Conspiracy theories that do not target Jews-writ-large, but choose to focus on Zionism or the state of Israel as the object of the conspiracy are also rife in our world. For every blatantly anti-Semitic conspiracy theory, there is an equal Zionist conspiracy that proclaims that the Zionists did 9/11 to turn international opinion against Arabs and Muslims as the previously mentioned Farrakhan has argued; that the Mossad assassinated Princess Diana; that the Israel Defense Forces harvests the organs of dead Palestinians in a modern interpretation of the blood libel, as was the unsubstantiated assertion in a 2009 article in the Swedish newspaper Aftonbladet which they later retracted after the author admitted “… whether it’s true or not – I have no idea, I have no clue;” or that the Zionists either fabricated or facilitated the Holocaust in order to gain international sympathy for the birth of a Jewish state as was the topic of current Palestinian Authority President Mahmoud Abbas’ doctoral dissertation: The Other Side: The Secret Relationship Between Nazism and Zionism. My co-editor Zach brought up an excellent point to me that contemporary anti-Zionists who feel frustrated that the Israeli government utilizes the Holocaust so strongly in the argument for its existence are poised to be in a position where the discrediting and denial of the Holocaust from an anti-Zionist perspective instead of a more traditionally anti-Semitic perspective becomes popularized on the Left. If this happens, the end result will still be Holocaust denial regardless of whether it stems from an anti-Semitic or an anti-Zionist orientation.
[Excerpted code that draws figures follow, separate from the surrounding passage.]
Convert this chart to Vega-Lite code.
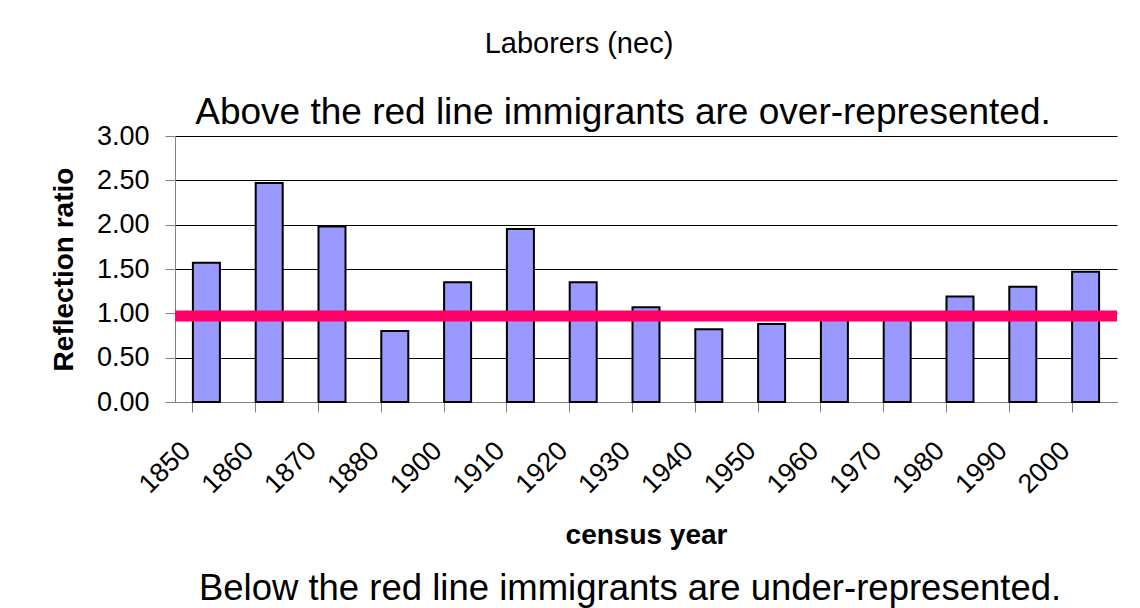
{
  "$schema": "https://vega.github.io/schema/vega-lite/v6.json",
  "width": 942,
  "height": 266,
  "padding": {"left": 50, "top": 30, "right": 5, "bottom": 5},
  "background": "white",
  "title": {
    "text": "Laborers (nec)",
    "fontSize": 29,
    "font": "Liberation Sans",
    "fontWeight": "normal",
    "color": "black",
    "anchor": "middle",
    "dx": -67,
    "offset": 35
  },
  "layer": [
    {
      "data": {
        "values": [
          {"year": "1850", "ratio": 1.57},
          {"year": "1860", "ratio": 2.47},
          {"year": "1870", "ratio": 1.98},
          {"year": "1880", "ratio": 0.80},
          {"year": "1900", "ratio": 1.35},
          {"year": "1910", "ratio": 1.95},
          {"year": "1920", "ratio": 1.35},
          {"year": "1930", "ratio": 1.07},
          {"year": "1940", "ratio": 0.82},
          {"year": "1950", "ratio": 0.88},
          {"year": "1960", "ratio": 0.96},
          {"year": "1970", "ratio": 0.93},
          {"year": "1980", "ratio": 1.19},
          {"year": "1990", "ratio": 1.30},
          {"year": "2000", "ratio": 1.47}
        ]
      },
      "mark": {"type": "bar", "fill": "#9999FF", "stroke": "black", "strokeWidth": 2},
      "encoding": {
        "x": {
          "field": "year",
          "type": "nominal",
          "sort": null,
          "scale": {"paddingInner": 0.57, "paddingOuter": 0.285},
          "axis": {
            "title": "census year",
            "titleFontSize": 28,
            "titleFontWeight": "bold",
            "titleColor": "black",
            "titlePadding": 24,
            "labelAngle": -45,
            "labelFontSize": 27,
            "labelColor": "black",
            "labelPadding": 25,
            "labelOffset": -29,
            "bandPosition": 0,
            "tickSize": 10,
            "tickColor": "#808080",
            "domainColor": "#808080",
            "grid": false
          }
        },
        "y": {
          "field": "ratio",
          "type": "quantitative",
          "scale": {"domain": [0, 3], "nice": false},
          "axis": {
            "title": "Reflection ratio",
            "titleFontSize": 28,
            "titleFontWeight": "bold",
            "titleColor": "black",
            "titlePadding": 18,
            "values": [0, 0.5, 1, 1.5, 2, 2.5, 3],
            "format": ".2f",
            "labelFontSize": 27,
            "labelColor": "black",
            "labelPadding": 16,
            "tickSize": 10,
            "tickColor": "#808080",
            "domainColor": "#808080",
            "grid": true,
            "gridColor": "black",
            "gridWidth": 1
          }
        }
      }
    },
    {
      "data": {"values": [{"level": 0.97}]},
      "mark": {"type": "rule", "color": "#FF0066", "strokeWidth": 11},
      "encoding": {"y": {"field": "level", "type": "quantitative"}}
    },
    {
      "data": {"values": [{"label": "Above the red line immigrants are over-represented."}]},
      "mark": {
        "type": "text",
        "fontSize": 37,
        "font": "Liberation Sans",
        "color": "black",
        "align": "center",
        "baseline": "alphabetic",
        "dx": -23,
        "dy": -12
      },
      "encoding": {"x": {"datum": "1930"}, "y": {"datum": 3}, "text": {"field": "label"}}
    },
    {
      "data": {"values": [{"label": "Below the red line immigrants are under-represented."}]},
      "mark": {
        "type": "text",
        "fontSize": 36.5,
        "font": "Liberation Sans",
        "color": "black",
        "align": "center",
        "baseline": "alphabetic",
        "dx": -16,
        "dy": 198
      },
      "encoding": {"x": {"datum": "1930"}, "y": {"datum": 0}, "text": {"field": "label"}}
    }
  ],
  "config": {
    "view": {"stroke": null},
    "font": "Liberation Sans"
  }
}
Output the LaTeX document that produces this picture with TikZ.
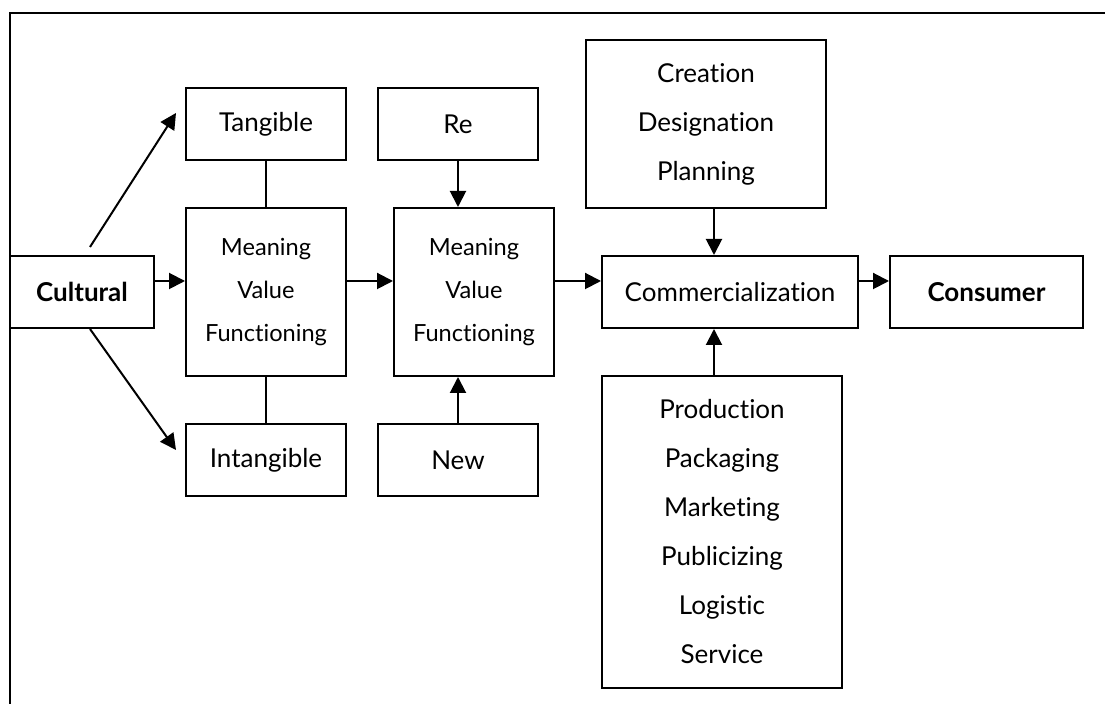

The meteoric rise of all of these trends — right-wing Holocaust denial, right-wing ethno-nationalism, right-wing anti-Semitism, left-wing anti-Semitic conspiracy theories, left-wing anti-Zionist conspiracy theories, left-wing failure to differentiate between anti-Semitism and anti-Zionism, and left-wing anti-Semitism — are all coinciding in the era that we are poised to lose the last generation of survivors. I didn’t set out to write this piece with the intention of sounding like an alarmist, but the confluence of all of these factors in our time should give us pause. The erosion of the Holocaust from both the Right and the Left sets us to be like a fuse burning on both ends — the explosion can happen much faster than we realize.
The question is — what can we do? How can we combat these trends and ensure that the memories and lessons of the Holocaust remain valuable and intact even as we lose the living proof? I believe that it is essential for Jews everywhere to maintain that while the lessons of the Holocaust — tolerance, justice, compassion, empathy, courage — are universal, the Holocaust remains a Jewish particular event. The Holocaust could have only happened the way it did, with the totality of the way it did, to the Jewish people as the culmination of centuries long processes of the racialization of the Jewish people, the maturation of anti-Jewish religious prejudice in Europe, German nationalism, and modernity. While the Nazis did target other groups like the disabled, Communists, Poles, and LGBT+ peoples during the Holocaust, none were targeted with as much veracity as the Jews, through such open legal means as the Jews, or with the full intention of total annihilation as the Jews. I also believe that the Holocaust needs to remain memorialized as an unparalleled atrocity and not made equivalent to other genocides; all are tragedies, but the methods, ideological rationalization, and totality of the Holocaust make it unique. Other genocides rival the Holocaust in the number and proportion of people killed, but none represent the same kind of realization of the darkest potentials for technology, science, law, assimilation, diplomacy, and the relationship between non-Jews and Jews as the Holocaust does. Balancing the universal lessons, while simultaneously asserting the particularism, will be essential for Jews to be able to defend the validity of our history and to affirm our own humanity.
But on an immediate and personal note, something we all need to do — both Jew and non-Jew alike — is to keep the memories and lessons of the Holocaust alive now, in our time, while we still have survivors with us. Look at more pictures. Watch more documentary footage. Listen to survivor’s accounts. Learn how the Holocaust intersected with class and race. Learn about the Holocaust outside of Europe. Learn about the Holocaust in the Middle East and North Africa. Learn about how the Allies knew what was happening in the camps months before the camps were liberated, but did nothing to stop it. Learn how nearly every country in the world, including the United States, shut its doors to Jewish refugees, causing untold thousands of deaths. Read more memoirs and poems. Read Anne Frank. Read Primo Levi and Elie Wiesel. Read If This is a Man. Read Paul Celan’s “Death Fugue.” If you are fortunate enough to have a survivor in your life, learn about their story. Write it down. Record it. Transcribe it. Share it. Ask them for lessons — inscribe them in your heart, teach them to your children, teach them at home and away, when lying down at night and when rising up each day.